Other Voices, v.2, n.2 (March 2002)
Text copyright © 2002, Catherine Liu, all rights reserved.
This original and important book is in dialogue with hotly-debated issues in Cultural Studies, Film Studies, Queer Studies, Psychoanalytic Theory, and Vampirology. Not only does it give a thoroughly rigorous account of Rickels' highly original engagement with theories of technology and group psychology, it also offers an excellent pedagogical model for the large introductory lecture course for which humanities departments often find themselves responsible. Rickels shows in The Vampire Lectures that such courses can be both innovative and uncompromising. In this work, a fascinating dynamic is set into motion as the reader is made witness to the processes of thinking and teaching. Since taking dictation plays such an important role in Rickels's reading of Stoker, the sense of the transcribed lecture is dealt with in a calculated manner, always self-conscious of the fact that some of the most powerful interventions in the history of psychoanalysis have taken place via the lecture transcript (one only has to think of Freud's Introductory Lectures and Lacan's Seminars).

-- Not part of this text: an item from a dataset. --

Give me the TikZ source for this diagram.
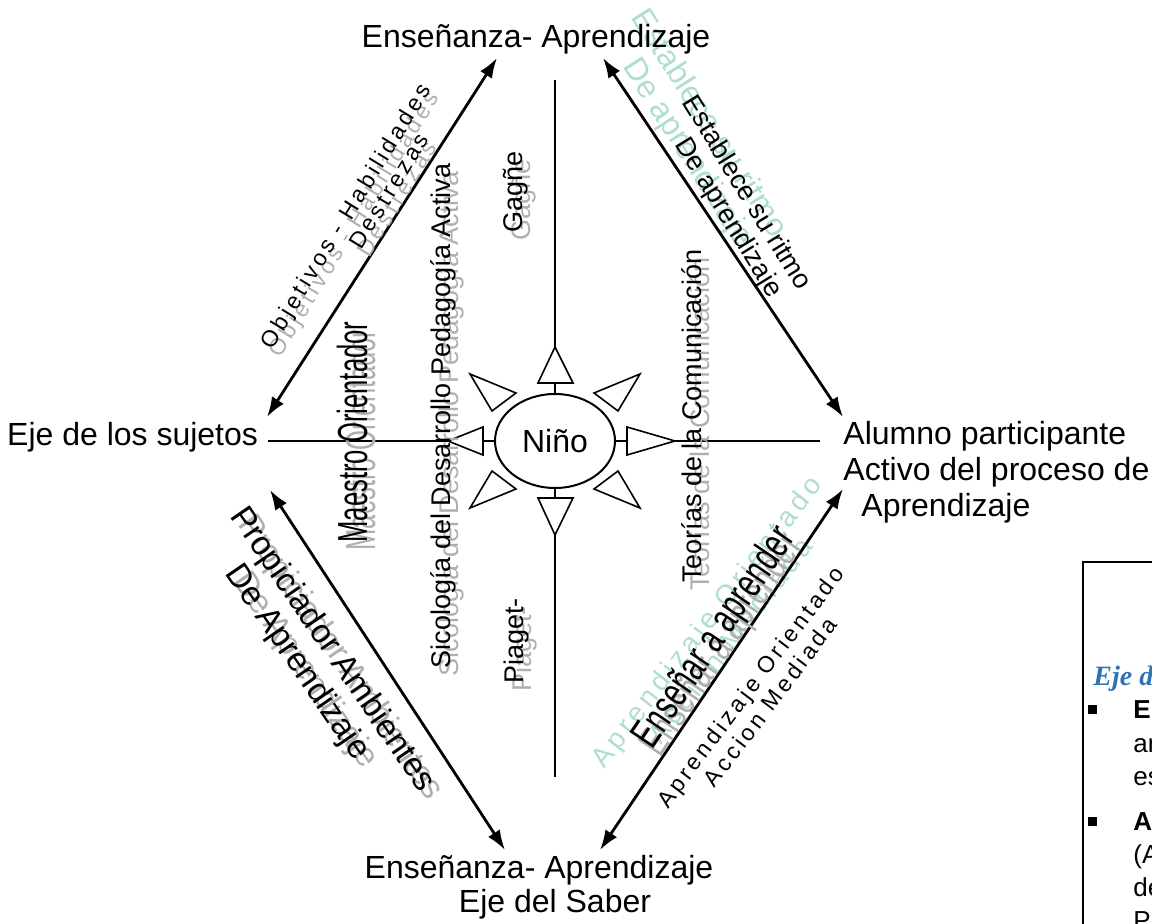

Certain of the transcribed moments of Rickels' pedagogy have the uncanny effect of mirroring a reader's possible response, thereby marking a textual interruption in the reading or resistance that can accumulate either in the form of total understanding or partial misunderstanding. The reader is witness to and subject of the construction of a powerful transference: the experience of reading is doubled as it becomes clear how the students are being taught to read, and how we as readers are also being drawn into Rickels' theorization of vampirism. In the process, it becomes clear that literature, theory, and psychoanalysis are made legible via their mass media doubles. Vampirism is read as related to the rise of the telegraph, the typewriter, and the printing press. The book is a refreshing break from the heavy-handed critiques and thoughtless celebrations of popular culture that have taken place in academia in the past fifteen years. It shows that what is often at stake in the production of popular culture is the management of mourning, melancholia, and relations to the dead. Rickels begins with the vampire as medieval phantasm and then goes on to prove what Adorno and Horkheimer noticed about mass culture fifty years ago: that it is almost always intellectual, participating as it does in the mass production of the most precious myths of the Enlightenment.
The Vampire Lectures is a performative text. No word game is played gratuitously here. Rickels' theorization of vampire material brings together the different strains of theory that Rickels has thoroughly metabolized in his language. Rickels demonstrates to his readers and interlocutors the uncanny compatibility of the American vernacular with continental philosophies of technology. Rickels's word play always pushes the envelope of academic style: in his previous books, he pioneered this inimitable engagement with expressions and idioms of the Teen Age. Sexual difference is also not neglected in The Vampire Lectures, as it becomes clear that the woman's body becomes one of the most important contested sites of modernity and technological progress. Camp and drag play important roles in Rickels's readings of Bela Lugosi and Ed Wood. In short, the vampire becomes a theatricalized allegory of contemporary subject relations.